Which I wasn’t going to do.

This sort of verbal smoke and mirrors is a part of my life now. Maybe it comes with working in elevator buildings. But I often have to give answers that are noncommital and reassuring.

Maybe this should bother me. Sincerity is a commodity, to be used sparingly. Is that how I ever envisioned my life?

How much is integrity tied to sincerity? Integrity is one of my cherished values. I will be the one to keep my word, I will be the one not to drop the ball.

But a big part of that is not picking up the ball in the first place.

I have this theory about communication. You cannot simply state the facts that need to be used. You have to have communications overhead. You have to say:

Hi, How are you?

That’s great. Hey, I wondered if you could go to your files and
check for this one thing.

Yeah, I was looking for the numbers from the New York buildout.

You have them? Oh, good. COuld you give them to me?

Yeah, just forward them on.

Thanks!

All of that could have been done with ONE sentence, 30 seconds. But humans don’t work like that. In fact, that was a rather succinct interchange, comparatively.

But the message had to be wrapped in soft exchanges, to be recieved properly. The content had overhead. Yes, we could say, “Forward me the numbers from the New York buildout” and leave. But the likelihood of even getting a response would be lowered, because the person could say, “How rude! If she really wants that information, she can come back and ask nicely.”

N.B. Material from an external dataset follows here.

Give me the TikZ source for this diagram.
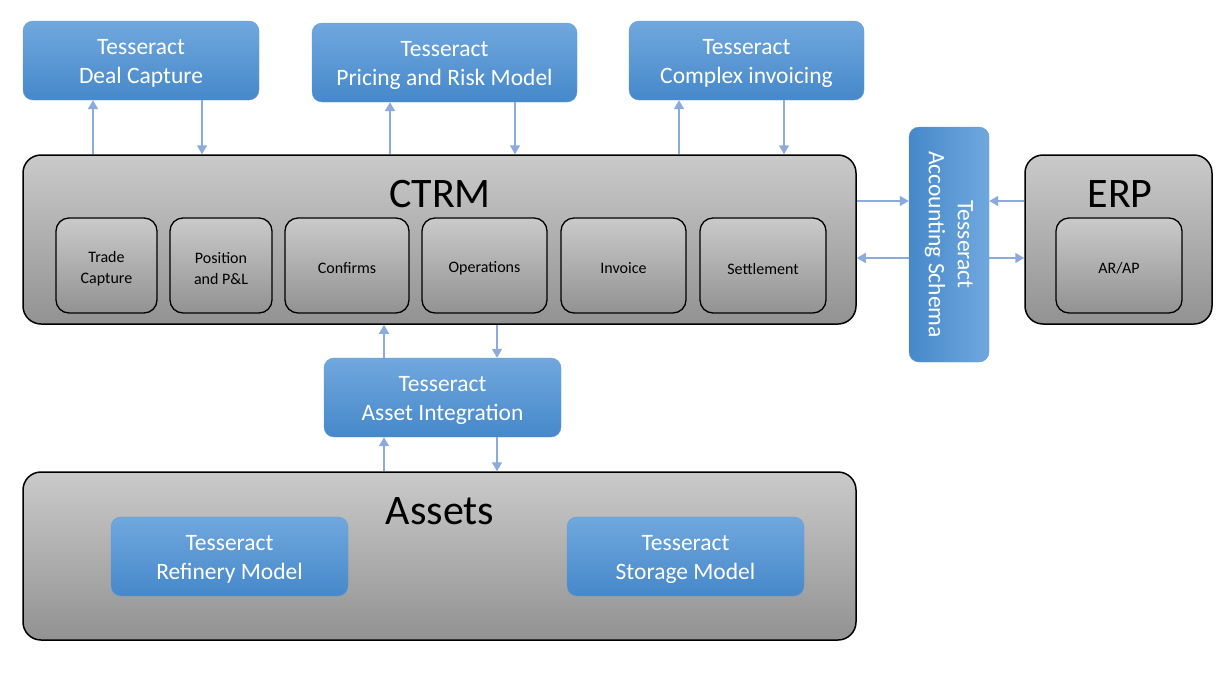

We have to feel cared for, we have to know that there is kindness and goodwill involved in the exchange of information.

That’s why, there is a kind of relationship that has to be built between people who interact.

But then, maybe you can take it too far.

This guy at work, who is really a mover and shaker, has an intensely good-natured attitude. He very seldom complains, and when something is upsetting, he just laughs.

And this makes him very approachable, etc.

But then, he also makes sure to tell people what they want to hear. Once, when we were working on a project, we got a price for a particular piece of it. I said, “hey, that’s not as expensive as I thought it would be.” He nodded and said, “yeah.”

We went over to the guy who could approve the purchase, and that guy said, “Wow! That’s expensive.”

My guy pulled a face and said, “I know.”

Which is it? I noticed he does this a lot. He appears to empathize with whoever he is speaking to.

Which makes me wonder if anything he says is true. And I feel a little bad wondering that because he’s a very nice guy, works very hard, etc.

But at the same time, how can you sincerely agree with two opposite opinions?

Where is the line in sincerity and integrity? Do we sincerely have to care what our fellow humans beings did over the weekend? Why do we ask?

There are so many times when I have to paste on a smile so that I can get my job done. But getting the job done is part of my self-respect, my sense of integrity.

So when I say what I don’t mean, like “that’s alright, it’s no big deal, I’ll take care of that” that lets me mean what I say when I say (to myself at the very least) “I am really damn good at what I do.”

Funny, that sincerity should have to be sacrificed like that.